A grande escola de tradução de Toledo
Jornalistas, políticos e académicos celebram a grande escola
de tradução de Toledo a que devemos a tradução em latim das obras gregas por
via árabe e mostra a grande tolerância da Espanha das três religiões do tempo
da dominação muçulmana. Nada há mais a pensar a propósito, e devemos a partir daqui
apenas celebrar a «diversidade».
Se isto basta a gente bastante a mim não basta.
Vejamos com atenção o argumento. A tradução em latim de
obras árabes? E porque não a tradução em árabe de obras latinas? A resposta do
plebeu é fácil de adivinhar. É que a civilização árabe era superior à latina.
Seja. Daqui resultam duas conclusões: há civilizações superiores a outras, e
uma civilização superior não tem de perder tempo a estudar as inferiores.
Se o moderno aceita este argumento vivo bem com ele. Tomo dele
bem nota para o usar noutras ocasiões.
O segundo aspecto tem a ver com a tradução das obras gregas.
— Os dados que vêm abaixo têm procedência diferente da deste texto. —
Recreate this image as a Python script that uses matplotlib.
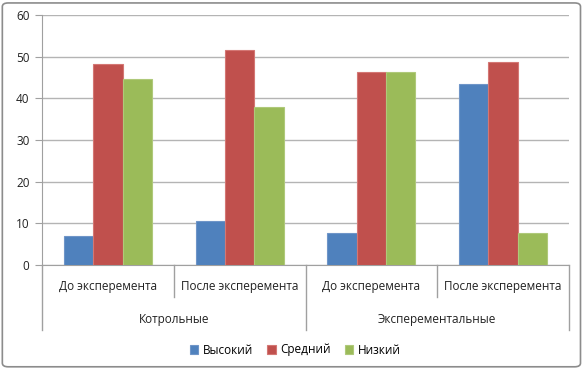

«É a tradutores de Toledo que devemos a tradução de obras gregas». Isto esquece
três coisas
1) 1) Há
continuidade de cultura grega no Sul da Itália
2) 2) Foi
o islão que partiu o Mediterrâneo e dificultou a ligação entre a cultura grega
e a latina
3) 3) Os
tradutores não eram exclusivamente muçulmanos, mas cristãos e judeus participam
activamente nesta tradução
Mas falta um elemento mais divertido. É que esta escola de
tradução de Toledo começa a ser realmente importante a partir do século XII.
Ora Toledo passa a ser cristã desde 1085. Ou seja, o dito ambiente de
tolerância e troca cultural aberto é... cristão.
Caem de surpresa os jornalistas, políticos e académicos? Não.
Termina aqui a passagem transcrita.